In that first year, seven cyclists competed and crossed the finish line in Jackson. Since then, LoToJa has become one of America’s premier amateur cycling races. It has also become a major fundraiser for the Huntsman Cancer Foundation, Autism Spectrum Disorder Connections, and other medical research foundations. To date, sponsors and participants have raised more than $1 million for these causes. In addition, LoToJa sponsors local fund-raising groups that assist the event.
This year’s race again serves multiple categories for USA Cycling license holders, plus a “Cyclosportive” or grand fondo class, which consists of non-licensed cyclists who are either competing against riders within their age group, or are just riding for fun. A relay race, and categories for tandem riders, will also be held.
The LoToJa is the longest one-day bicycle race in America that is sanctioned by USA Cycling, the sport’s governing body. The age of cyclists range from 13 to 72 (11 to 84 in the relay category), and the average rider will burn up to 15,000 calories on race day — about a dozen large cheeseburgers with fries.
This year’s race will again have nearly 500 volunteers.

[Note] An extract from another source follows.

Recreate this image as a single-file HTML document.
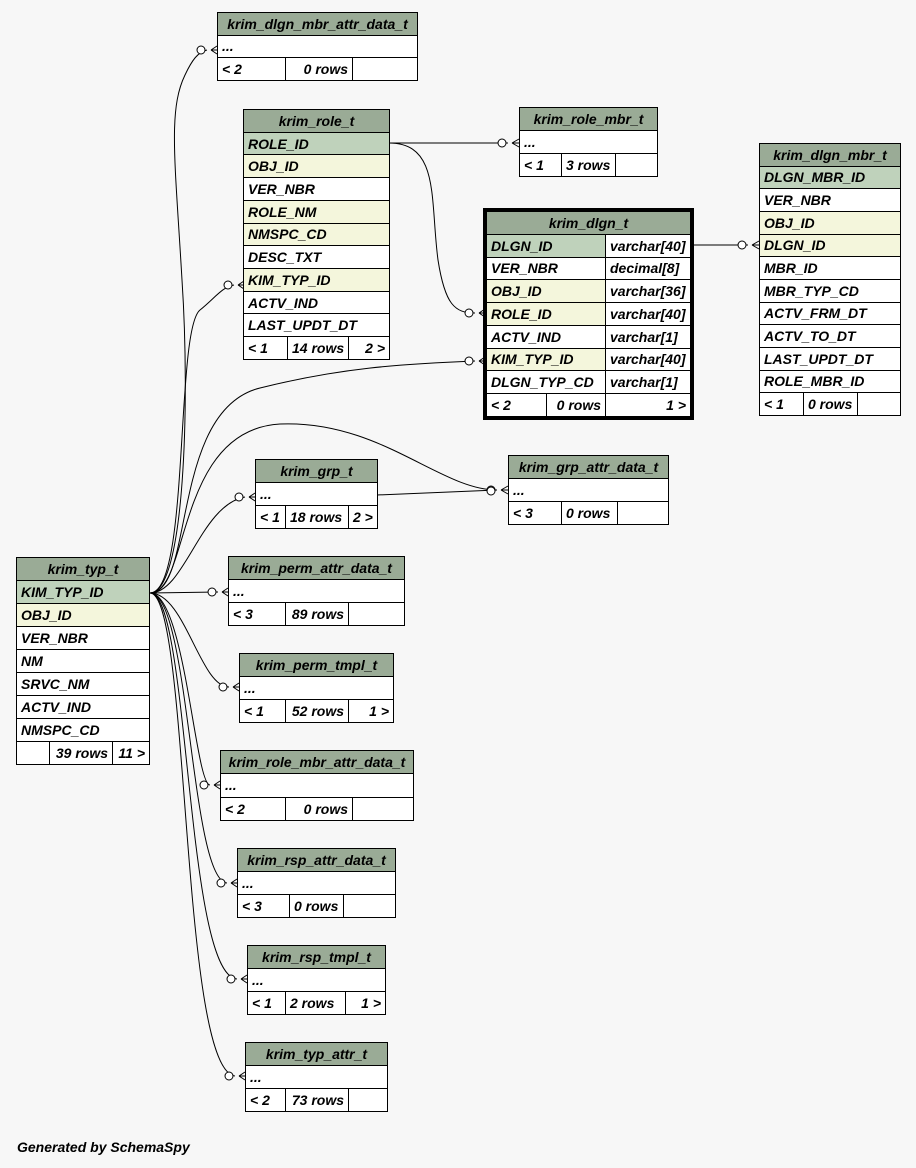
<!DOCTYPE html>
<html><head><meta charset="utf-8"><style>
body{margin:0;width:916px;height:1168px;background:#f7f7f7;position:relative;overflow:hidden;font-family:"Liberation Sans",sans-serif}
table{position:absolute;border-collapse:collapse;background:#fff;font-style:italic;font-weight:bold;font-size:14px;table-layout:fixed}
td{border:1px solid #000;padding:0 0 0 4px;white-space:nowrap;overflow:hidden;line-height:14px}
td.h{background:#9aab96;text-align:center;padding:0}
.pk td,td.pk{background:#bfd2bb}
.fk td,td.fk{background:#f4f6dc}
td.r{text-align:right;padding-right:4px}
.ft{position:absolute;left:17px;top:1139px;font-style:italic;font-weight:bold;font-size:14px}
</style></head><body>
<svg width="916" height="1168" style="position:absolute;left:0;top:0" fill="none" stroke="#000" stroke-width="1">
<path d="M150,593 C185,593 190,400 182,280 C175,160 168,110 185,75 C192,60 198,52 207,50"/>
<path d="M150,593 C190,593 175,330 200,310 C215,298 222,287 234,285"/>
<path d="M150,593 C195,593 170,410 260,388 C340,368 400,364 475,361"/>
<path d="M150,593 C190,593 175,430 280,424 C380,420 440,490 497,490"/>
<path d="M150,593 C185,593 200,505 245,497"/>
<path d="M150,593 L218,592"/>
<path d="M150,593 C185,593 200,687 229,687"/>
<path d="M150,593 C185,593 195,785 210,785"/>
<path d="M150,593 C190,593 190,880 227,883"/>
<path d="M150,593 C190,593 185,975 237,979"/>
<path d="M150,593 C190,593 180,1070 235,1076"/>
<path d="M389,143 L508,143"/>
<path d="M389,143 C440,143 430,200 438,260 C445,305 455,313 475,313"/>
<path d="M693,245 L748,245"/>
<path d="M377,495 L497,490"/>
<g fill="#fff">
<circle cx="201" cy="50" r="4"/><circle cx="228" cy="285" r="4"/><circle cx="469" cy="361" r="4"/><circle cx="491" cy="490" r="4"/><circle cx="239" cy="497" r="4"/><circle cx="212" cy="592" r="4"/><circle cx="223" cy="687" r="4"/><circle cx="204" cy="785" r="4"/><circle cx="221" cy="883" r="4"/><circle cx="231" cy="979" r="4"/><circle cx="229" cy="1076" r="4"/><circle cx="502" cy="143" r="4"/><circle cx="469" cy="313" r="4"/><circle cx="742" cy="245" r="4"/><circle cx="491" cy="491" r="4"/>
</g>
<g>
<path d="M211,50 L217,46 M211,50 L217,50 M211,50 L217,54"/>
<path d="M238,285 L244,281 M238,285 L244,285 M238,285 L244,289"/>
<path d="M479,361 L485,357 M479,361 L485,361 M479,361 L485,365"/>
<path d="M501,490 L508,486 M501,490 L508,490 M501,490 L508,494"/>
<path d="M249,497 L255,493 M249,497 L255,497 M249,497 L255,501"/>
<path d="M222,592 L228,588 M222,592 L228,592 M222,592 L228,596"/>
<path d="M233,687 L239,683 M233,687 L239,687 M233,687 L239,691"/>
<path d="M214,785 L220,781 M214,785 L220,785 M214,785 L220,789"/>
<path d="M231,883 L237,879 M231,883 L237,883 M231,883 L237,887"/>
<path d="M241,979 L247,975 M241,979 L247,979 M241,979 L247,983"/>
<path d="M239,1076 L245,1072 M239,1076 L245,1076 M239,1076 L245,1080"/>
<path d="M512,143 L519,139 M512,143 L519,143 M512,143 L519,147"/>
<path d="M479,313 L485,309 M479,313 L485,313 M479,313 L485,317"/>
<path d="M752,245 L759,241 M752,245 L759,245 M752,245 L759,249"/>
</g>
</svg>

<table style="left:217px;top:12px;width:201px;height:69px"><colgroup><col style="width:68px"><col style="width:67px"><col></colgroup>
<tr><td class="h" colspan="3">krim_dlgn_mbr_attr_data_t</td></tr><tr><td colspan="3">...</td></tr><tr><td>&lt; 2</td><td class="r">0 rows</td><td></td></tr></table>

<table style="left:243px;top:109px;width:147px;height:251px"><colgroup><col style="width:44px"><col style="width:61px"><col></colgroup>
<tr><td class="h" colspan="3">krim_role_t</td></tr>
<tr class="pk"><td colspan="3">ROLE_ID</td></tr>
<tr class="fk"><td colspan="3">OBJ_ID</td></tr>
<tr><td colspan="3">VER_NBR</td></tr>
<tr class="fk"><td colspan="3">ROLE_NM</td></tr>
<tr class="fk"><td colspan="3">NMSPC_CD</td></tr>
<tr><td colspan="3">DESC_TXT</td></tr>
<tr class="fk"><td colspan="3">KIM_TYP_ID</td></tr>
<tr><td colspan="3">ACTV_IND</td></tr>
<tr><td colspan="3">LAST_UPDT_DT</td></tr>
<tr><td>&lt; 1</td><td>14 rows</td><td class="r">2 &gt;</td></tr></table>

<table style="left:519px;top:107px;width:139px;height:70px"><colgroup><col style="width:42px"><col style="width:54px"><col></colgroup>
<tr><td class="h" colspan="3">krim_role_mbr_t</td></tr><tr><td colspan="3">...</td></tr><tr><td>&lt; 1</td><td>3 rows</td><td></td></tr></table>

<table style="left:759px;top:143px;width:142px;height:273px"><colgroup><col style="width:44px"><col style="width:54px"><col></colgroup>
<tr><td class="h" colspan="3">krim_dlgn_mbr_t</td></tr>
<tr class="pk"><td colspan="3">DLGN_MBR_ID</td></tr>
<tr><td colspan="3">VER_NBR</td></tr>
<tr class="fk"><td colspan="3">OBJ_ID</td></tr>
<tr class="fk"><td colspan="3">DLGN_ID</td></tr>
<tr><td colspan="3">MBR_ID</td></tr>
<tr><td colspan="3">MBR_TYP_CD</td></tr>
<tr><td colspan="3">ACTV_FRM_DT</td></tr>
<tr><td colspan="3">ACTV_TO_DT</td></tr>
<tr><td colspan="3">LAST_UPDT_DT</td></tr>
<tr><td colspan="3">ROLE_MBR_ID</td></tr>
<tr><td>&lt; 1</td><td>0 rows</td><td></td></tr></table>

<div style="position:absolute;left:483px;top:208px;width:205px;height:206px;border:3px solid #000"></div>
<table style="left:486px;top:211px;width:205px;height:206px"><colgroup><col style="width:60px"><col style="width:59px"><col></colgroup>
<tr><td class="h" colspan="3">krim_dlgn_t</td></tr>
<tr><td class="pk" colspan="2">DLGN_ID</td><td>varchar[40]</td></tr>
<tr><td colspan="2">VER_NBR</td><td>decimal[8]</td></tr>
<tr><td class="fk" colspan="2">OBJ_ID</td><td>varchar[36]</td></tr>
<tr><td class="fk" colspan="2">ROLE_ID</td><td>varchar[40]</td></tr>
<tr><td colspan="2">ACTV_IND</td><td>varchar[1]</td></tr>
<tr><td class="fk" colspan="2">KIM_TYP_ID</td><td>varchar[40]</td></tr>
<tr><td colspan="2">DLGN_TYP_CD</td><td>varchar[1]</td></tr>
<tr><td>&lt; 2</td><td class="r">0 rows</td><td class="r">1 &gt;</td></tr></table>

<table style="left:255px;top:459px;width:123px;height:70px"><colgroup><col style="width:30px"><col style="width:63px"><col></colgroup>
<tr><td class="h" colspan="3">krim_grp_t</td></tr><tr><td colspan="3">...</td></tr><tr><td>&lt; 1</td><td>18 rows</td><td>2 &gt;</td></tr></table>

<table style="left:508px;top:455px;width:161px;height:70px"><colgroup><col style="width:53px"><col style="width:56px"><col></colgroup>
<tr><td class="h" colspan="3">krim_grp_attr_data_t</td></tr><tr><td colspan="3">...</td></tr><tr><td>&lt; 3</td><td>0 rows</td><td></td></tr></table>

<table style="left:16px;top:557px;width:134px;height:208px"><colgroup><col style="width:33px"><col style="width:63px"><col></colgroup>
<tr><td class="h" colspan="3">krim_typ_t</td></tr>
<tr class="pk"><td colspan="3">KIM_TYP_ID</td></tr>
<tr class="fk"><td colspan="3">OBJ_ID</td></tr>
<tr><td colspan="3">VER_NBR</td></tr>
<tr><td colspan="3">NM</td></tr>
<tr><td colspan="3">SRVC_NM</td></tr>
<tr><td colspan="3">ACTV_IND</td></tr>
<tr><td colspan="3">NMSPC_CD</td></tr>
<tr><td></td><td class="r">39 rows</td><td class="r">11 &gt;</td></tr></table>

<table style="left:228px;top:556px;width:177px;height:70px"><colgroup><col style="width:57px"><col style="width:63px"><col></colgroup>
<tr><td class="h" colspan="3">krim_perm_attr_data_t</td></tr><tr><td colspan="3">...</td></tr><tr><td>&lt; 3</td><td class="r">89 rows</td><td></td></tr></table>

<table style="left:239px;top:653px;width:155px;height:70px"><colgroup><col style="width:46px"><col style="width:63px"><col></colgroup>
<tr><td class="h" colspan="3">krim_perm_tmpl_t</td></tr><tr><td colspan="3">...</td></tr><tr><td>&lt; 1</td><td class="r">52 rows</td><td class="r">1 &gt;</td></tr></table>

<table style="left:220px;top:750px;width:194px;height:71px"><colgroup><col style="width:65px"><col style="width:67px"><col></colgroup>
<tr><td class="h" colspan="3">krim_role_mbr_attr_data_t</td></tr><tr><td colspan="3">...</td></tr><tr><td>&lt; 2</td><td class="r">0 rows</td><td></td></tr></table>

<table style="left:237px;top:848px;width:159px;height:70px"><colgroup><col style="width:52px"><col style="width:54px"><col></colgroup>
<tr><td class="h" colspan="3">krim_rsp_attr_data_t</td></tr><tr><td colspan="3">...</td></tr><tr><td>&lt; 3</td><td>0 rows</td><td></td></tr></table>

<table style="left:247px;top:945px;width:139px;height:70px"><colgroup><col style="width:38px"><col style="width:60px"><col></colgroup>
<tr><td class="h" colspan="3">krim_rsp_tmpl_t</td></tr><tr><td colspan="3">...</td></tr><tr><td>&lt; 1</td><td>2 rows</td><td class="r">1 &gt;</td></tr></table>

<table style="left:245px;top:1042px;width:143px;height:70px"><colgroup><col style="width:40px"><col style="width:63px"><col></colgroup>
<tr><td class="h" colspan="3">krim_typ_attr_t</td></tr><tr><td colspan="3">...</td></tr><tr><td>&lt; 2</td><td class="r">73 rows</td><td></td></tr></table>

<div class="ft">Generated by SchemaSpy</div>
</body></html>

Due to the mountainous and remote terrain, more than 150 volunteer ham radio operators from the Bridgerland Amateur Radio Club provide race communication.
“Because of LoToJa’s size and 206-mile course, it wouldn’t be possible to put on without the cooperation and assistance it receives from businesses, civic leaders, public safety officials and community volunteers,” said Chambers.
A safe race for all cyclists, support crews and volunteers is LoToJa’s top goal, added Chambers. Motorists traveling LoToJa’s course on Sept. 6 are asked to use caution when approaching cyclists. Groups consisting of up to dozens of riders may be encountered. Motorists are urged to pass carefully and to leave a safe distance between their vehicle, cyclists and other traffic.
To further increase safety, on race day the Idaho Department of Transportation will restrict eastbound traffic on Highway 36 north of Preston between Riverdale and Ovid from 7 a.m. to 12:30 p.m. Eastbound traffic on US-89 between Montpelier and the Wyoming state line will also be restricted from 9 a.m. to 2 p.m.
“The temporary travel restrictions, used in previous years, are implemented because both highways are filled with eastbound LoToJa cyclists,” said Chambers. “Motorists are asked to use caution while traveling on these two roadways during LoToJa, and to anticipate encountering groups of cyclists. Cautious passing is advised to ensure safety for everyone.”
Cyclists who compete in the event, plus their support crews, well wishers, event staff and volunteers, result in an entourage of approximately 4,500 people. Several of the communities through which LoToJa passes organize roadside fundraisers to capitalize on the influx of visitors. The host cities of Logan and Jackson also enjoy a welcomed economic boost from the race, specifically restaurants and motels.
The route and additional information about the race are available at www.lotojaclassic.com.